CREB, October 2021 - The persistent challenges caused by the pandemic continue to weigh on economic activity. However, the housing market remains resilient. The pace of growth and level of sales have eased from the record highs seen in the second quarter, but with 6,628 sales, this was the best third quarter since 2014. 

Much of the demand growth continues to be driven by the low-lending-rate environment and increased savings among those whose incomes were not impacted by COVID-19 shutdowns. At the same time, supply levels have struggled to keep pace with demand, especially in the second quarter, which likely prevented stronger sales in the spring and supported some of the continued growth in housing demand into the third quarter. 

The number of new listings coming onto the market has increased compared to last year, preventing a larger decline in supply levels. This has helped the housing market shift away from the strong sellers’ market conditions seen in the second quarter and toward more balanced conditions. 

The housing market still favoured the seller in the third quarter, but better supply-demand balances helped take some of the pressure off home prices. In Calgary, the residential benchmark price rose by one per cent over the previous quarter and sits over nine per cent higher than prices recorded in the third quarter of last year. 

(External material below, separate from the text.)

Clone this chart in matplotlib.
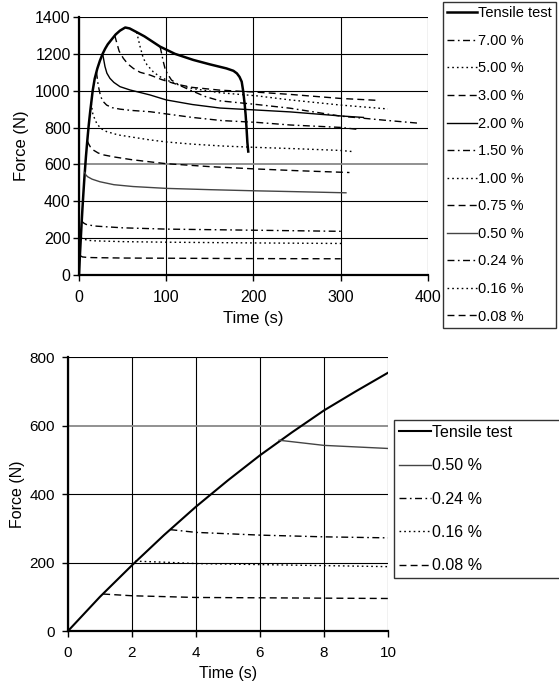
import matplotlib
matplotlib.use("Agg")
import matplotlib.pyplot as plt

plt.rcParams["font.family"] = ["Liberation Sans", "DejaVu Sans"]

# tensile test (time in s, force in N)
tensile_t = [0, 1, 2, 3, 4, 5, 6, 7, 8, 9, 10, 11, 12, 13, 14, 15.7, 18, 21, 24,
             27.1, 30, 33, 37.4, 42, 47, 53, 58, 66, 75, 93, 110, 131, 150, 169,
             177, 181, 184, 186.5, 188.3, 190, 191, 192, 193, 194]
tensile_f = [0, 100, 192, 280, 363, 440, 513, 580, 644, 700, 754, 805, 850, 893, 932,
             1000, 1065, 1120, 1163, 1200, 1228, 1252, 1278, 1305, 1326, 1343, 1338,
             1318, 1295, 1239, 1200, 1167, 1143, 1121, 1108, 1094, 1075, 1049, 995,
             922, 870, 800, 720, 670]

# relaxation tests at different strain levels
t_700 = [93, 95, 96.5, 98.6, 101, 106, 115, 127, 145, 161.6, 204, 242, 300, 350, 391]
f_700 = [1239, 1195, 1160, 1121, 1095, 1058, 1030, 1004, 968, 945, 925, 905, 862, 840, 823]

t_500 = [66, 68, 70, 73.7, 78, 85, 92, 100.5, 112, 130, 161.6, 204, 242, 300, 354]
f_500 = [1318, 1280, 1240, 1176, 1140, 1103, 1078, 1058, 1035, 1012, 989, 972, 950, 922, 901]

t_300 = [41, 43, 46, 50.8, 56, 62.3, 70, 81.4, 95, 112, 130, 161.6, 204, 242, 300, 341]
f_300 = [1300, 1265, 1215, 1176, 1145, 1121, 1100, 1085, 1060, 1035, 1018, 1003, 992, 980, 958, 948]

t_200 = [27.1, 28.5, 29.8, 32, 35.5, 40, 47, 58.5, 81.4, 100, 130, 161.6, 204, 242, 300, 326]
f_200 = [1200, 1165, 1131, 1095, 1067, 1045, 1022, 1004, 977, 950, 925, 906, 895, 885, 863, 855]

t_150 = [20, 22, 24.8, 28, 31.7, 38, 47, 60, 81.4, 98.6, 130, 163.5, 204, 242, 299, 320]
f_150 = [1102, 1030, 968, 940, 922, 908, 900, 893, 886, 875, 855, 838, 828, 814, 801, 790]

t_100 = [14, 16, 20.3, 25, 31.7, 45, 58.5, 81.4, 100, 130, 164, 200, 250, 299, 313]
f_100 = [932, 870, 823, 795, 778, 760, 750, 733, 722, 710, 700, 693, 685, 676, 670]

t_075 = [9.5, 11, 13, 16.4, 22, 27.8, 41, 60, 81.4, 100, 150, 200, 250, 310]
f_075 = [727, 712, 695, 678, 662, 652, 640, 626, 614, 604, 588, 576, 566, 556]

t_050 = [6.6, 8, 10, 15, 24, 40, 62, 100, 150, 200, 250, 306]
f_050 = [557, 542, 533, 520, 506, 490, 480, 470, 463, 457, 452, 446]

t_024 = [3.2, 4, 6, 8, 10, 20, 50, 100, 200, 300]
f_024 = [296, 288, 280, 275, 272, 265, 256, 249, 243, 237]

t_016 = [2.1, 3, 4, 6, 8, 10, 20, 50, 100, 200, 302]
f_016 = [204, 201, 197, 194, 191, 188, 185, 181, 178, 174, 171]

t_008 = [1.1, 2, 4, 6, 8, 10, 20, 50, 100, 200, 300]
f_008 = [108, 103, 98, 97, 96, 95, 94, 92, 91, 89, 88]

dash = (0, (5, 3))
dot = (0, (1.2, 2.2))
dashdot = (0, (5, 2.5, 1.2, 2.5))

# label, t, f, linestyle, color
relax = [
    ("7.00 %", t_700, f_700, dashdot, "black"),
    ("5.00 %", t_500, f_500, dot, "black"),
    ("3.00 %", t_300, f_300, dash, "black"),
    ("2.00 %", t_200, f_200, "-", "black"),
    ("1.50 %", t_150, f_150, dashdot, "black"),
    ("1.00 %", t_100, f_100, dot, "black"),
    ("0.75 %", t_075, f_075, dash, "black"),
    ("0.50 %", t_050, f_050, "-", "#444444"),
    ("0.24 %", t_024, f_024, dashdot, "black"),
    ("0.16 %", t_016, f_016, dot, "black"),
    ("0.08 %", t_008, f_008, dash, "black"),
]
zoomed = ["0.50 %", "0.24 %", "0.16 %", "0.08 %"]


def style_axes(ax, fs, ypad):
    ax.grid(True, color="black", linewidth=0.8)
    ax.set_axisbelow(True)
    for gl, v in zip(ax.get_ygridlines(), ax.get_yticks()):
        if v == 600:
            gl.set_color("#888888")
            gl.set_linewidth(1.3)
    for s in ["top", "right"]:
        ax.spines[s].set_visible(False)
    for s in ["left", "bottom"]:
        ax.spines[s].set_linewidth(1.6)
    ax.tick_params(axis="x", direction="out", length=4, width=1, pad=7, labelsize=fs)
    ax.tick_params(axis="y", direction="out", length=4, width=1, pad=ypad, labelsize=fs)


fig = plt.figure(figsize=(5.59, 6.88), dpi=100)

# top chart
ax1 = fig.add_axes([0.1413, 0.6003, 0.6243, 0.375])
ax1.plot(tensile_t, tensile_f, color="black", linewidth=1.8, label="Tensile test")
for lab, t, f, ls, c in relax:
    ax1.plot(t, f, linestyle=ls, color=c, linewidth=1.0, label=lab)
ax1.set_xlim(0, 400)
ax1.set_ylim(0, 1400)
ax1.set_xticks(range(0, 401, 100))
ax1.set_yticks(range(0, 1401, 200))
style_axes(ax1, 11.5, 2)
ax1.set_xlabel("Time (s)", fontsize=12, labelpad=4)
ax1.set_ylabel("Force (N)", fontsize=12, labelpad=4)
leg1 = ax1.legend(loc="upper left", bbox_to_anchor=(443 / 559, 686 / 688),
                  bbox_transform=fig.transFigure, fontsize=10.5, frameon=True,
                  fancybox=False, edgecolor="black", handlelength=2.0,
                  handletextpad=0.1, labelspacing=0.93, borderpad=0.3,
                  borderaxespad=0)
leg1.get_frame().set_linewidth(1.0)

# bottom chart (first 10 s)
ax2 = fig.add_axes([0.1216, 0.0828, 0.5724, 0.3983])
ax2.plot(tensile_t, tensile_f, color="black", linewidth=1.5, label="Tensile test")
for lab, t, f, ls, c in relax:
    if lab in zoomed:
        ax2.plot(t, f, linestyle=ls, color=c, linewidth=1.0, label=lab)
ax2.set_xlim(0, 10)
ax2.set_ylim(0, 800)
ax2.set_xticks(range(0, 11, 2))
ax2.set_yticks(range(0, 801, 200))
style_axes(ax2, 11, 5.5)
ax2.set_xlabel("Time (s)", fontsize=11.5, labelpad=4)
ax2.set_ylabel("Force (N)", fontsize=11.5, labelpad=3)
leg2 = ax2.legend(loc="upper left", mode="expand",
                  bbox_to_anchor=(394 / 559, (688 - 420) / 688, 180 / 559, 0),
                  bbox_transform=fig.transFigure, fontsize=11.5, frameon=True,
                  fancybox=False, edgecolor="black", handlelength=2.0,
                  handletextpad=0.1, labelspacing=1.15, borderpad=0.3,
                  borderaxespad=0)
leg2.get_frame().set_linewidth(1.0)

fig.savefig("out.png", dpi=100)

Within the city of Calgary, we are seeing undersupplied markets in many of the districts outside of the City Centre, resulting in double-digit price gains. This is driven mostly by the detached and semi-detached sectors, as conditions in the apartment condominium sector are relatively balanced across all districts.

Economic Update

The fourth wave of COVID-19 is causing concerns regarding the economic recovery in the province, but other factors are supporting some optimism for Alberta’s economic outlook. The improvements in both oil and natural gas prices have helped support some recovery in the energy sector. While most of the improvement is driven by production gains rather than investment growth, this shift is supporting some modest gains in employment.

Fuelled by low lending rates, the boost in housing market activity is also contributing to gains in the economy. In addition to the growth in the resale side of the market, there have been significant gains in the new-home sector, where housing starts are up by more than 70 per cent in Calgary alone. This has contributed to employment growth in not only the finance, insurance and real estate sectors, but also the construction industry.

Some sectors are still reporting employment levels that are lower than before the pandemic, but the city has recorded gains in employment and steady declines in the unemployment rate. Unemployment is still higher than pre-pandemic levels, but conditions today are far better than original expectations.

While economic conditions are showing signs of improvement, migration and population gains remain relatively weak. In the second quarter, population growth slowed to less than one per cent, thanks to more people leaving the province than moving here. International migration did improve, but it was not enough to offset the declines stemming from interprovincial migration. The majority of people leaving the province went to B.C., followed by Atlantic Canada.

Housing market activity has generally exceeded expectations, driven by low lending rates, increased savings among some buyers and pent-up demand. Some economic challenges still exist, but continued improvements in job prospects should eventually translate into a shift in migration levels, helping to sustain a more balanced housing market.